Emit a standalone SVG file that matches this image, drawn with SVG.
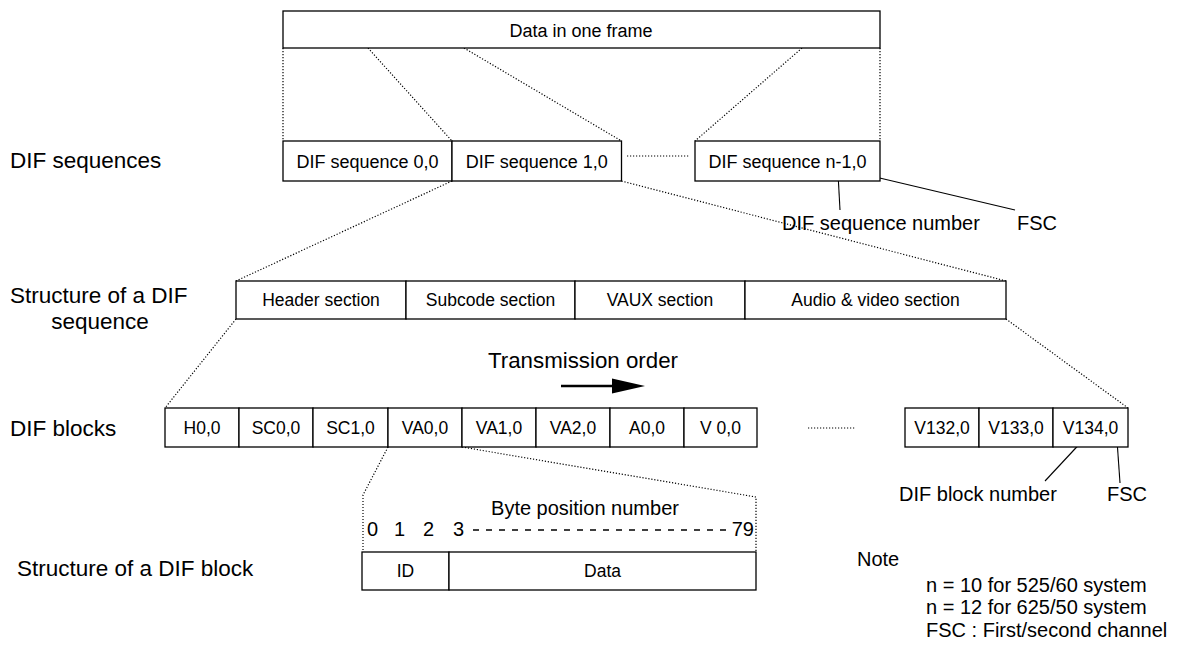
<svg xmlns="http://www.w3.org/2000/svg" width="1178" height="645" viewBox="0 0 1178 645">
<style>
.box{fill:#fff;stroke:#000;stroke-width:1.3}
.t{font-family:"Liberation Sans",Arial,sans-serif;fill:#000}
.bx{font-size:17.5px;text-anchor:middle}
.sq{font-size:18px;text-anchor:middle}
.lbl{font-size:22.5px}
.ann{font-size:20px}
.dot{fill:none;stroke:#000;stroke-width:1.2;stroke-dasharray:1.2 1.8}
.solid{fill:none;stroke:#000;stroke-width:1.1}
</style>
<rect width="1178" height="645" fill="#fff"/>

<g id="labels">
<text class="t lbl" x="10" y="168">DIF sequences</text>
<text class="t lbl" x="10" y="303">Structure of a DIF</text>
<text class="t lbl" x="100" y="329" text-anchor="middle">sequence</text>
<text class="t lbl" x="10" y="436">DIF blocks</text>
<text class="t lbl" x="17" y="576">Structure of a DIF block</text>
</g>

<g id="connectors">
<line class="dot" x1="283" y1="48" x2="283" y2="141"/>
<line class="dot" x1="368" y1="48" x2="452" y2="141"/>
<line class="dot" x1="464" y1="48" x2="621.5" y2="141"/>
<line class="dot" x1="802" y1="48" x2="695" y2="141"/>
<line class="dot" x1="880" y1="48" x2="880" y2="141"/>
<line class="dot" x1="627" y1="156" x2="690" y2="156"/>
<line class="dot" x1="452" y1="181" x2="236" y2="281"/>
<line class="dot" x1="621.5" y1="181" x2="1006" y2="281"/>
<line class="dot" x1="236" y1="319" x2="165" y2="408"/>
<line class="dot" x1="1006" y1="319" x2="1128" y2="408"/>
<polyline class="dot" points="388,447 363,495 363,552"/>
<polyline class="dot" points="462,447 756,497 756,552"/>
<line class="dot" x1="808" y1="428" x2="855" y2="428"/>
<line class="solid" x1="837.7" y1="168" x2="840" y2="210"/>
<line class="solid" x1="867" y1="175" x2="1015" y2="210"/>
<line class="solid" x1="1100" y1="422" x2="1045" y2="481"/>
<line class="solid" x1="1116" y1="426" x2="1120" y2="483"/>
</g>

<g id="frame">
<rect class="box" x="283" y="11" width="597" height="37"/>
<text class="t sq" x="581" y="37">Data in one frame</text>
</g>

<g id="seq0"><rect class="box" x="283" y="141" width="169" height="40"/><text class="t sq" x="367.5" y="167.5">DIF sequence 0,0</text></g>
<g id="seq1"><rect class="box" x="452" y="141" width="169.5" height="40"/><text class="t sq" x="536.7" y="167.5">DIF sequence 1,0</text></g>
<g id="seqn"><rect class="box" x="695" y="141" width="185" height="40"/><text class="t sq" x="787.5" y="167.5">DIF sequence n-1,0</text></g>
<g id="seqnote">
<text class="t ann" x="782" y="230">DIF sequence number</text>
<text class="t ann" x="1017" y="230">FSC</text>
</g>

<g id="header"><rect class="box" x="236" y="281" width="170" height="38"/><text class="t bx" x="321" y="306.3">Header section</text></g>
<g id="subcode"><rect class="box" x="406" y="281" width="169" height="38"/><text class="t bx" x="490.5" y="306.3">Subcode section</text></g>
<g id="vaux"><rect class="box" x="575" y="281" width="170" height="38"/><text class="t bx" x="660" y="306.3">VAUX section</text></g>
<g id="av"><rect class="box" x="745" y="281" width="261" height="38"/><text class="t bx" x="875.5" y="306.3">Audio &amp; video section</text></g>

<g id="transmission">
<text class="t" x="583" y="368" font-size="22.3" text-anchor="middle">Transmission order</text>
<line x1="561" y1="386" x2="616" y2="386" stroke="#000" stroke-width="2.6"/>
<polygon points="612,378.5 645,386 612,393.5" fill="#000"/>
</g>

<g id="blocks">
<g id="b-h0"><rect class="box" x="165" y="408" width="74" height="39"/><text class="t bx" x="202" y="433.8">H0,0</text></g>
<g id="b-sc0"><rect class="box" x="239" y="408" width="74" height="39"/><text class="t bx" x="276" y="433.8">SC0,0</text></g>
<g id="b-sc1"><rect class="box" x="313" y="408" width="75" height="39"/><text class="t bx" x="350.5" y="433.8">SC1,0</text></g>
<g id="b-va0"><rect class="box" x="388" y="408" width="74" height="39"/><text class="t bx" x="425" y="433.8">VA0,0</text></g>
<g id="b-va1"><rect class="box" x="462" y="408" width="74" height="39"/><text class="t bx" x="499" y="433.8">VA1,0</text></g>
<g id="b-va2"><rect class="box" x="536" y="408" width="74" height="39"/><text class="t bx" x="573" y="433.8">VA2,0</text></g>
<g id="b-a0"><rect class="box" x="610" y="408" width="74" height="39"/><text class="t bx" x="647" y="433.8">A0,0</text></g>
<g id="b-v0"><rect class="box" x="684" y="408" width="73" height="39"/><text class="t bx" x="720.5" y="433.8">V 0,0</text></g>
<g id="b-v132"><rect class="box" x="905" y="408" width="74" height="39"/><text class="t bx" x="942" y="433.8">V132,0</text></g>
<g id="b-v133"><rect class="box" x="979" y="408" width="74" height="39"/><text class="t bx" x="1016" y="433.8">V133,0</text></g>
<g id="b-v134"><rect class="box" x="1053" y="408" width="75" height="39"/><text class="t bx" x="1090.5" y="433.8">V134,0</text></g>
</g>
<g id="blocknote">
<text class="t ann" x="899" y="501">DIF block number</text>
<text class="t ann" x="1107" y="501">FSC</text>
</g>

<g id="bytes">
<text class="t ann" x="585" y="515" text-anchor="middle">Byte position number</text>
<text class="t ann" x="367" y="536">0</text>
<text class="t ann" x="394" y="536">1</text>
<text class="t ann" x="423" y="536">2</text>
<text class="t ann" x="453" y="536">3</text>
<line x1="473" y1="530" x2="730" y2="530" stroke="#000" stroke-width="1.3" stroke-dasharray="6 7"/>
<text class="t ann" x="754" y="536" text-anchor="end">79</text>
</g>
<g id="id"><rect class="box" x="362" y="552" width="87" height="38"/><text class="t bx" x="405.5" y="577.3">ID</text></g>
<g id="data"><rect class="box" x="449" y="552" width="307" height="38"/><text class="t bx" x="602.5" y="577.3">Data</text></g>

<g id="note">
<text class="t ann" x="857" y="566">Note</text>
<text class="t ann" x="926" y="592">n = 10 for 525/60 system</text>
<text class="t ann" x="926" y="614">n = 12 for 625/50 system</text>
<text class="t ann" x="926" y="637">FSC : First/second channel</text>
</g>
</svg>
• • • • •
**EXERCISE PROMPT**
Write out the material above once more, exactly as it reads, with no pictures.

**WRITTEN REPLY**
Emit a standalone SVG file that matches this image, drawn with SVG.
<svg xmlns="http://www.w3.org/2000/svg" width="1178" height="645" viewBox="0 0 1178 645">
<style>
.box{fill:#fff;stroke:#000;stroke-width:1.3}
.t{font-family:"Liberation Sans",Arial,sans-serif;fill:#000}
.bx{font-size:17.5px;text-anchor:middle}
.sq{font-size:18px;text-anchor:middle}
.lbl{font-size:22.5px}
.ann{font-size:20px}
.dot{fill:none;stroke:#000;stroke-width:1.2;stroke-dasharray:1.2 1.8}
.solid{fill:none;stroke:#000;stroke-width:1.1}
</style>
<rect width="1178" height="645" fill="#fff"/>

<g id="labels">
<text class="t lbl" x="10" y="168">DIF sequences</text>
<text class="t lbl" x="10" y="303">Structure of a DIF</text>
<text class="t lbl" x="100" y="329" text-anchor="middle">sequence</text>
<text class="t lbl" x="10" y="436">DIF blocks</text>
<text class="t lbl" x="17" y="576">Structure of a DIF block</text>
</g>

<g id="connectors">
<line class="dot" x1="283" y1="48" x2="283" y2="141"/>
<line class="dot" x1="368" y1="48" x2="452" y2="141"/>
<line class="dot" x1="464" y1="48" x2="621.5" y2="141"/>
<line class="dot" x1="802" y1="48" x2="695" y2="141"/>
<line class="dot" x1="880" y1="48" x2="880" y2="141"/>
<line class="dot" x1="627" y1="156" x2="690" y2="156"/>
<line class="dot" x1="452" y1="181" x2="236" y2="281"/>
<line class="dot" x1="621.5" y1="181" x2="1006" y2="281"/>
<line class="dot" x1="236" y1="319" x2="165" y2="408"/>
<line class="dot" x1="1006" y1="319" x2="1128" y2="408"/>
<polyline class="dot" points="388,447 363,495 363,552"/>
<polyline class="dot" points="462,447 756,497 756,552"/>
<line class="dot" x1="808" y1="428" x2="855" y2="428"/>
<line class="solid" x1="837.7" y1="168" x2="840" y2="210"/>
<line class="solid" x1="867" y1="175" x2="1015" y2="210"/>
<line class="solid" x1="1100" y1="422" x2="1045" y2="481"/>
<line class="solid" x1="1116" y1="426" x2="1120" y2="483"/>
</g>

<g id="frame">
<rect class="box" x="283" y="11" width="597" height="37"/>
<text class="t sq" x="581" y="37">Data in one frame</text>
</g>

<g id="seq0"><rect class="box" x="283" y="141" width="169" height="40"/><text class="t sq" x="367.5" y="167.5">DIF sequence 0,0</text></g>
<g id="seq1"><rect class="box" x="452" y="141" width="169.5" height="40"/><text class="t sq" x="536.7" y="167.5">DIF sequence 1,0</text></g>
<g id="seqn"><rect class="box" x="695" y="141" width="185" height="40"/><text class="t sq" x="787.5" y="167.5">DIF sequence n-1,0</text></g>
<g id="seqnote">
<text class="t ann" x="782" y="230">DIF sequence number</text>
<text class="t ann" x="1017" y="230">FSC</text>
</g>

<g id="header"><rect class="box" x="236" y="281" width="170" height="38"/><text class="t bx" x="321" y="306.3">Header section</text></g>
<g id="subcode"><rect class="box" x="406" y="281" width="169" height="38"/><text class="t bx" x="490.5" y="306.3">Subcode section</text></g>
<g id="vaux"><rect class="box" x="575" y="281" width="170" height="38"/><text class="t bx" x="660" y="306.3">VAUX section</text></g>
<g id="av"><rect class="box" x="745" y="281" width="261" height="38"/><text class="t bx" x="875.5" y="306.3">Audio &amp; video section</text></g>

<g id="transmission">
<text class="t" x="583" y="368" font-size="22.3" text-anchor="middle">Transmission order</text>
<line x1="561" y1="386" x2="616" y2="386" stroke="#000" stroke-width="2.6"/>
<polygon points="612,378.5 645,386 612,393.5" fill="#000"/>
</g>

<g id="blocks">
<g id="b-h0"><rect class="box" x="165" y="408" width="74" height="39"/><text class="t bx" x="202" y="433.8">H0,0</text></g>
<g id="b-sc0"><rect class="box" x="239" y="408" width="74" height="39"/><text class="t bx" x="276" y="433.8">SC0,0</text></g>
<g id="b-sc1"><rect class="box" x="313" y="408" width="75" height="39"/><text class="t bx" x="350.5" y="433.8">SC1,0</text></g>
<g id="b-va0"><rect class="box" x="388" y="408" width="74" height="39"/><text class="t bx" x="425" y="433.8">VA0,0</text></g>
<g id="b-va1"><rect class="box" x="462" y="408" width="74" height="39"/><text class="t bx" x="499" y="433.8">VA1,0</text></g>
<g id="b-va2"><rect class="box" x="536" y="408" width="74" height="39"/><text class="t bx" x="573" y="433.8">VA2,0</text></g>
<g id="b-a0"><rect class="box" x="610" y="408" width="74" height="39"/><text class="t bx" x="647" y="433.8">A0,0</text></g>
<g id="b-v0"><rect class="box" x="684" y="408" width="73" height="39"/><text class="t bx" x="720.5" y="433.8">V 0,0</text></g>
<g id="b-v132"><rect class="box" x="905" y="408" width="74" height="39"/><text class="t bx" x="942" y="433.8">V132,0</text></g>
<g id="b-v133"><rect class="box" x="979" y="408" width="74" height="39"/><text class="t bx" x="1016" y="433.8">V133,0</text></g>
<g id="b-v134"><rect class="box" x="1053" y="408" width="75" height="39"/><text class="t bx" x="1090.5" y="433.8">V134,0</text></g>
</g>
<g id="blocknote">
<text class="t ann" x="899" y="501">DIF block number</text>
<text class="t ann" x="1107" y="501">FSC</text>
</g>

<g id="bytes">
<text class="t ann" x="585" y="515" text-anchor="middle">Byte position number</text>
<text class="t ann" x="367" y="536">0</text>
<text class="t ann" x="394" y="536">1</text>
<text class="t ann" x="423" y="536">2</text>
<text class="t ann" x="453" y="536">3</text>
<line x1="473" y1="530" x2="730" y2="530" stroke="#000" stroke-width="1.3" stroke-dasharray="6 7"/>
<text class="t ann" x="754" y="536" text-anchor="end">79</text>
</g>
<g id="id"><rect class="box" x="362" y="552" width="87" height="38"/><text class="t bx" x="405.5" y="577.3">ID</text></g>
<g id="data"><rect class="box" x="449" y="552" width="307" height="38"/><text class="t bx" x="602.5" y="577.3">Data</text></g>

<g id="note">
<text class="t ann" x="857" y="566">Note</text>
<text class="t ann" x="926" y="592">n = 10 for 525/60 system</text>
<text class="t ann" x="926" y="614">n = 12 for 625/50 system</text>
<text class="t ann" x="926" y="637">FSC : First/second channel</text>
</g>
</svg>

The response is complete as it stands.